Retype the entries, please, from their first line to the line containing "1440, 2880, 4320]", exactly and only those lines, minus the pictures.

(Data records)
------------------------------------------------------------------------
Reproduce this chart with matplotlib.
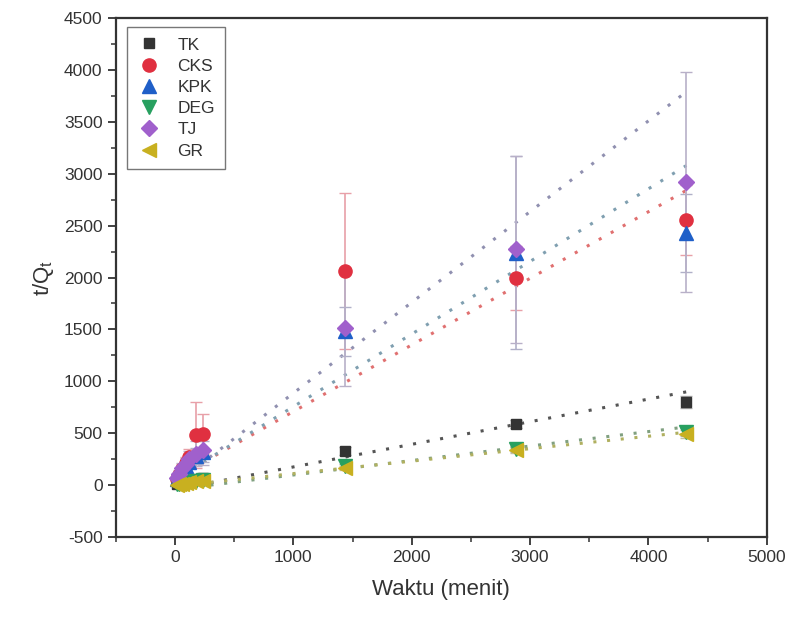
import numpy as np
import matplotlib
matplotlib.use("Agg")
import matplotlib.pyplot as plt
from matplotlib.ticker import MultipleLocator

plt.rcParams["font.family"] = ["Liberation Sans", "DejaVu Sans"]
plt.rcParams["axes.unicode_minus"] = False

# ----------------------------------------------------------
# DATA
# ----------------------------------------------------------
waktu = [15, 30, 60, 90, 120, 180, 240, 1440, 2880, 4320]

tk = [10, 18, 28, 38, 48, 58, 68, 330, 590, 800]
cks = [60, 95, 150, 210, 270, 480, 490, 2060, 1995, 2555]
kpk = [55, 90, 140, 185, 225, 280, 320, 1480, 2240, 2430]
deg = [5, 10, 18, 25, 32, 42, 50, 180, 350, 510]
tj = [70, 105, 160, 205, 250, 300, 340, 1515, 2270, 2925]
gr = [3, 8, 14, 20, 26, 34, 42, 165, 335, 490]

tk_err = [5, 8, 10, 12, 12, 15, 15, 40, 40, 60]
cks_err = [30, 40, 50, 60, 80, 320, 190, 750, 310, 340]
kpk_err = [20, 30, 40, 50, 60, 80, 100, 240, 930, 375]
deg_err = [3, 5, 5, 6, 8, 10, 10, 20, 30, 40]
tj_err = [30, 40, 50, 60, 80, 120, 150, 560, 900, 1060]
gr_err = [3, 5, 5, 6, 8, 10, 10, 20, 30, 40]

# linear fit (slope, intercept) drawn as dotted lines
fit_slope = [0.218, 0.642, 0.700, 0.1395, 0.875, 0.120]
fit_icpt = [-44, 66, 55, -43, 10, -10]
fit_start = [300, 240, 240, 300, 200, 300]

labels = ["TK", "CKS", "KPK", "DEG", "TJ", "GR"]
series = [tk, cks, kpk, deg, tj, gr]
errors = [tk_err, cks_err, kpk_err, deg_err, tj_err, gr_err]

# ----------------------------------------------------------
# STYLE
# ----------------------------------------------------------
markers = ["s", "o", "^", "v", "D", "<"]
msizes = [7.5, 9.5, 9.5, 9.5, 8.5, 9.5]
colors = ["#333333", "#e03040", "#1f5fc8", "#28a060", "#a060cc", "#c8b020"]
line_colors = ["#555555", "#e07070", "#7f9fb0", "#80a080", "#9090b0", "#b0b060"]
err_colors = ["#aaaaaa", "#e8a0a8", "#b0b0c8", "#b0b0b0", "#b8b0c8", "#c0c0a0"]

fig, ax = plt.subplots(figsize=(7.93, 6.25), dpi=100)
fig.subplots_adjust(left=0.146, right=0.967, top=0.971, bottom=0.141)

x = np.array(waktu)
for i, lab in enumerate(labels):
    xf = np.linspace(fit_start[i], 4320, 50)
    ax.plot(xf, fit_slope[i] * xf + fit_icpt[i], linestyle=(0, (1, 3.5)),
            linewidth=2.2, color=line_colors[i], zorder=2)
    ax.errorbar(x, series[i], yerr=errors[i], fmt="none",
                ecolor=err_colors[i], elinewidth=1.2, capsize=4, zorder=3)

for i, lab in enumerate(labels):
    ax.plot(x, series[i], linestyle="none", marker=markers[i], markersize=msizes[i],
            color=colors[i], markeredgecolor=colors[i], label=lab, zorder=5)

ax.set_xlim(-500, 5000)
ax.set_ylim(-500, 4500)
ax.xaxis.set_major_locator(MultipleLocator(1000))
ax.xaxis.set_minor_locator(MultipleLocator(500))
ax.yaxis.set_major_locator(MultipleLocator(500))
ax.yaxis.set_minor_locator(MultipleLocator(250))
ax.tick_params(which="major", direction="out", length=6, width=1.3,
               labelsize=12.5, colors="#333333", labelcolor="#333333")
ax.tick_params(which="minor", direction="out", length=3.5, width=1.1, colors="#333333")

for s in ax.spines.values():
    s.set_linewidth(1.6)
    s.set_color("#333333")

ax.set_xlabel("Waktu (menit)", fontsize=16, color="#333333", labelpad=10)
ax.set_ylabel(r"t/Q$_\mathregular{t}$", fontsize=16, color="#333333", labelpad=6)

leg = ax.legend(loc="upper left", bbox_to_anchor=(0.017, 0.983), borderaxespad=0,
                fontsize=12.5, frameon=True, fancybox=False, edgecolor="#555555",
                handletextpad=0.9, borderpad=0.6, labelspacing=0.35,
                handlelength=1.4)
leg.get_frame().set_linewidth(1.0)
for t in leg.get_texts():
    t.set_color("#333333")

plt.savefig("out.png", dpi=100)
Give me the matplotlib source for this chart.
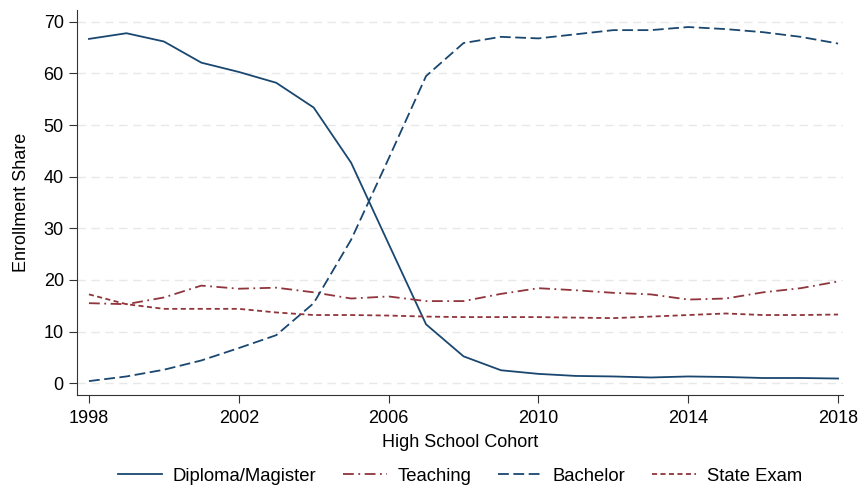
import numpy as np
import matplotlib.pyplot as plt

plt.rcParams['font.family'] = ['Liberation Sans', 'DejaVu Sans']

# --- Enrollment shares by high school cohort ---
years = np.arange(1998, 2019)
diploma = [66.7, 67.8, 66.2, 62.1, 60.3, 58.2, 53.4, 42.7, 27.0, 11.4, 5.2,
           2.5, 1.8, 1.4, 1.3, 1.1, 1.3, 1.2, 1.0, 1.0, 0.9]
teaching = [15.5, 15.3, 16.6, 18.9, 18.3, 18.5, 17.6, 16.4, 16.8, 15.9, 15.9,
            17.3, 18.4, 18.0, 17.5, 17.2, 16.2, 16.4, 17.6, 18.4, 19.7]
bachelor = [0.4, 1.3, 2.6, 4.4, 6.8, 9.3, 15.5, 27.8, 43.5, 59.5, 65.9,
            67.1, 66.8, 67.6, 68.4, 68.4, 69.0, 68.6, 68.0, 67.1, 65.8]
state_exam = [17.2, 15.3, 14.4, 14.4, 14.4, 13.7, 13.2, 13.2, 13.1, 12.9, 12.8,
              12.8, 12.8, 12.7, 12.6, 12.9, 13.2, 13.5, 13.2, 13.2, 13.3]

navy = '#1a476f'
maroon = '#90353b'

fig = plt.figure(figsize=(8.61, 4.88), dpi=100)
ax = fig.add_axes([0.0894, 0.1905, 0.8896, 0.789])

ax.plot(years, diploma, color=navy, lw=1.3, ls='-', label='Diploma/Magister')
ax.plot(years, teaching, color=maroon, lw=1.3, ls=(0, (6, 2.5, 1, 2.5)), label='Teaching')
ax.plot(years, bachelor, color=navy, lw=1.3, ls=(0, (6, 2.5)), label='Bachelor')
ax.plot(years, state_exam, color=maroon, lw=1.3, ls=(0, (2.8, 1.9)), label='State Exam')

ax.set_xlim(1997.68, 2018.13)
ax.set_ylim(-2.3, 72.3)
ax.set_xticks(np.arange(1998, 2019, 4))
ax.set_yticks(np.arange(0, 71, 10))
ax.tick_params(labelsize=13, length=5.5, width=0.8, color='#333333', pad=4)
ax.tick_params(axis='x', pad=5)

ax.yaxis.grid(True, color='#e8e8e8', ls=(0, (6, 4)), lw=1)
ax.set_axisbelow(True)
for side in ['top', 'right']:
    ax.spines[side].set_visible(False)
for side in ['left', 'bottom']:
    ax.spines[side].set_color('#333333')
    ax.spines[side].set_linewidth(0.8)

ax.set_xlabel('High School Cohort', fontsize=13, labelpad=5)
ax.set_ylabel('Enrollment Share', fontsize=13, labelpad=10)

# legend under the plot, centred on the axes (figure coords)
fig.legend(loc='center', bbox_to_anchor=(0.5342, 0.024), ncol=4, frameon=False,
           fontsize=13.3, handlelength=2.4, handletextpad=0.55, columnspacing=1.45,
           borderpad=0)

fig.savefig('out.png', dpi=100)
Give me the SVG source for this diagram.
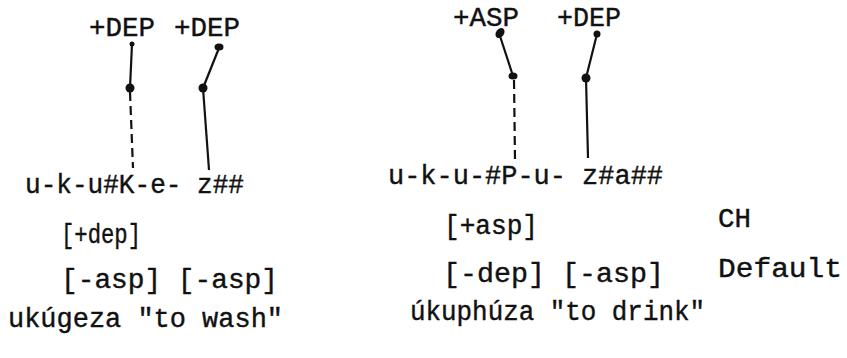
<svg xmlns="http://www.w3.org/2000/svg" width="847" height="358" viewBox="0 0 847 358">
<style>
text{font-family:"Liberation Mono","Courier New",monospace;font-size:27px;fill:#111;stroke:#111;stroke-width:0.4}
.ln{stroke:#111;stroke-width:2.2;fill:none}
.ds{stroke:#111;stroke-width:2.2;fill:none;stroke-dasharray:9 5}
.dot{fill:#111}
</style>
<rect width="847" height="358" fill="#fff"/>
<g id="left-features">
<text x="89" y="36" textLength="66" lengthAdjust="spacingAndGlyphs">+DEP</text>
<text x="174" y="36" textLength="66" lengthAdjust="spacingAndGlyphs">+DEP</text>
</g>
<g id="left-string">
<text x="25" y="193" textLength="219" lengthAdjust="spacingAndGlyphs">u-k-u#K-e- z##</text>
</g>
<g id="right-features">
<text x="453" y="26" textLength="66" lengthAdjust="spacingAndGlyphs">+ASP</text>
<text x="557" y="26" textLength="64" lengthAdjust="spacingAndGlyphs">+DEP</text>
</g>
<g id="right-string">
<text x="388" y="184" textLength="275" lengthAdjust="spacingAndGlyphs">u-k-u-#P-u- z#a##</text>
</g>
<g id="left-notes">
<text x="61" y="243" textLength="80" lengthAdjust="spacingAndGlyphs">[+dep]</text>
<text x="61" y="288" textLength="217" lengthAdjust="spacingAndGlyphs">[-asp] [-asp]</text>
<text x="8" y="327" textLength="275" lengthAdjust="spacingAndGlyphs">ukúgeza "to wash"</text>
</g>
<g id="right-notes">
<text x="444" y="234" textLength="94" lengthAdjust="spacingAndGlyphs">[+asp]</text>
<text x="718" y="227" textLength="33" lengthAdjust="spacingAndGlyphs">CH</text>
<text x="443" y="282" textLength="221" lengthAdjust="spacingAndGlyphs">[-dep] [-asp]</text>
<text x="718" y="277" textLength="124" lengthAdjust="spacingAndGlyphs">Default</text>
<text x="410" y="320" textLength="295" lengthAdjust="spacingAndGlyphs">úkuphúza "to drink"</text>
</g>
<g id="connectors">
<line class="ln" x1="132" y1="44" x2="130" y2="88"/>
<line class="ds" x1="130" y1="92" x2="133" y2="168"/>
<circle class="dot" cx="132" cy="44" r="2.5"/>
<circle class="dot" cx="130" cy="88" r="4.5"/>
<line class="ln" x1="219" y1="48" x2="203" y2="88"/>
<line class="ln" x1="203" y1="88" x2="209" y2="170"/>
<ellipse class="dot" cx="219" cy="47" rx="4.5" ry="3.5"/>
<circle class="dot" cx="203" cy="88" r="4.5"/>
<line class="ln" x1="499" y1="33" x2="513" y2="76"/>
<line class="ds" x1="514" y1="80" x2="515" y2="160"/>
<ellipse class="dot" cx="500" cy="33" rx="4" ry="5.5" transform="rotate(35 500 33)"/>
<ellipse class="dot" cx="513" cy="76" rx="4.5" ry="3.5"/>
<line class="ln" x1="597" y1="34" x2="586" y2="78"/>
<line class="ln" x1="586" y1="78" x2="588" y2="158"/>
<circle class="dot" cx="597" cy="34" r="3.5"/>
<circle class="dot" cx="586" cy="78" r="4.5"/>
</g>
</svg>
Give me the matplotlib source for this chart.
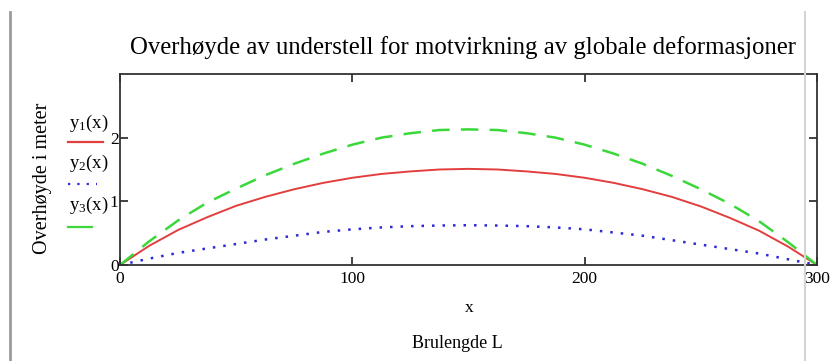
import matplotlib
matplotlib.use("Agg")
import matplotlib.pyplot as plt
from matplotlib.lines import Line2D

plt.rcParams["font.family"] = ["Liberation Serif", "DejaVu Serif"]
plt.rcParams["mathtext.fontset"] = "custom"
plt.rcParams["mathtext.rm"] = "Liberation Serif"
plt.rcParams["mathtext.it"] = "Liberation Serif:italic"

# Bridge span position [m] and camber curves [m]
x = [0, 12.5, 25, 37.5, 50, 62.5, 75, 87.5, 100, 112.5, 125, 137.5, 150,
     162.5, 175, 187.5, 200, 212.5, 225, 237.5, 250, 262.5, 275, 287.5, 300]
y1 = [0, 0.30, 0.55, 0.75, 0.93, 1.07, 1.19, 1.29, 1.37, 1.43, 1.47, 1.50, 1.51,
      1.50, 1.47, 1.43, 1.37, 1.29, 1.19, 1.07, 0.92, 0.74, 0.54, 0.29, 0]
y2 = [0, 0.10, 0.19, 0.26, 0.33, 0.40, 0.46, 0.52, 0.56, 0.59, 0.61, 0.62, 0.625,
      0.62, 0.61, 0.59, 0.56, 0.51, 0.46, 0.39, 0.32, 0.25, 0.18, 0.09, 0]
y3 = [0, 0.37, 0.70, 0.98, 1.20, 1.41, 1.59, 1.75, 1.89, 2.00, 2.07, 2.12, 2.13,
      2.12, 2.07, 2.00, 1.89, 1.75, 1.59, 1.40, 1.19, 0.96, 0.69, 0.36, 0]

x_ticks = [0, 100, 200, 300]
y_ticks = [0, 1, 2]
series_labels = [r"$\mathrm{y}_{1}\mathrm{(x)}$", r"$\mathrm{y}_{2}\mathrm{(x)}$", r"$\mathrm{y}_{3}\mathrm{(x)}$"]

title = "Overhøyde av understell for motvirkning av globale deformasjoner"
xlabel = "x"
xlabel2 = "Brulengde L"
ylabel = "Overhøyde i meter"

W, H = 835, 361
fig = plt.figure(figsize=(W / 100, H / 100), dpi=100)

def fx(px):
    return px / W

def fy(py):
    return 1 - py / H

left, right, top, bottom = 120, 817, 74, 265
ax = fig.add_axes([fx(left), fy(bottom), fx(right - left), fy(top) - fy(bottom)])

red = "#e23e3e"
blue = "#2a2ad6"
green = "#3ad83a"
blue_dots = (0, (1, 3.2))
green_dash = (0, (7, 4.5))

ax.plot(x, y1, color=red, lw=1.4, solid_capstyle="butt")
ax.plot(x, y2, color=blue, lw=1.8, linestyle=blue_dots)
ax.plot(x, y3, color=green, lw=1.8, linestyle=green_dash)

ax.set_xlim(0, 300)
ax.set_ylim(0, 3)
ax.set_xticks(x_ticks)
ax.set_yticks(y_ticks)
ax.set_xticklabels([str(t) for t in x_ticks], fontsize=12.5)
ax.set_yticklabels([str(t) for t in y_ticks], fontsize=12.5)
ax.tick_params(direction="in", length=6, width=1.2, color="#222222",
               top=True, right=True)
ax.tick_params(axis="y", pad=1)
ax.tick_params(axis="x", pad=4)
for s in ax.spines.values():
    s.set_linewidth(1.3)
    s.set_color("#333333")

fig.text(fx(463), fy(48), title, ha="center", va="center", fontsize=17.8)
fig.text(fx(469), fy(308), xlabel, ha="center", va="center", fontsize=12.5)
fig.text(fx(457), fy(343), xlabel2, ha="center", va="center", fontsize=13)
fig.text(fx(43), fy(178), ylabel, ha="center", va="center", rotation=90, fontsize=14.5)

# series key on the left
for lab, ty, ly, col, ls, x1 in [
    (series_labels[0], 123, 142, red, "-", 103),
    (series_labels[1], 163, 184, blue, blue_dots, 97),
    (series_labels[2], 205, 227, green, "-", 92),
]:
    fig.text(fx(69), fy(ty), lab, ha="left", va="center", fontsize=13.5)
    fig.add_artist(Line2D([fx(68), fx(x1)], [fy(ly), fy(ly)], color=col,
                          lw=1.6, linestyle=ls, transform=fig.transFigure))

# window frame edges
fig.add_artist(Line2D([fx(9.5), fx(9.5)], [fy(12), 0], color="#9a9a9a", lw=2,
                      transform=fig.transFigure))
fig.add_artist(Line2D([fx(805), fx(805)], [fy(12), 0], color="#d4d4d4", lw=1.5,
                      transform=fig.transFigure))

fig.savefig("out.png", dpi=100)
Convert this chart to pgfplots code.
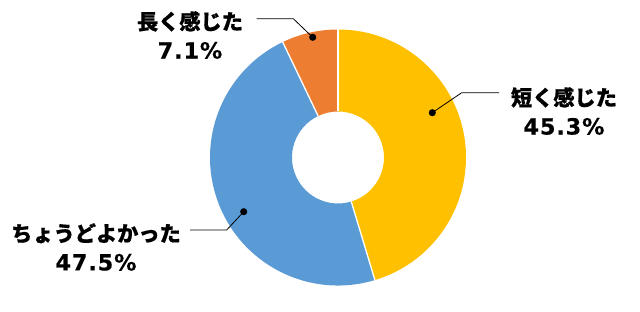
------------------------------------------------------------------------
> _Finished task_:
Reproduce this chart with matplotlib.
import numpy as np
import matplotlib
matplotlib.use("Agg")
import matplotlib.pyplot as plt
from matplotlib.ticker import MultipleLocator

plt.rcParams["font.family"] = ["Liberation Sans", "DejaVu Sans"]
plt.rcParams["axes.unicode_minus"] = False

# ----------------------------------------------------------
# DATA
# ----------------------------------------------------------
waktu = [15, 30, 60, 90, 120, 180, 240, 1440, 2880, 4320]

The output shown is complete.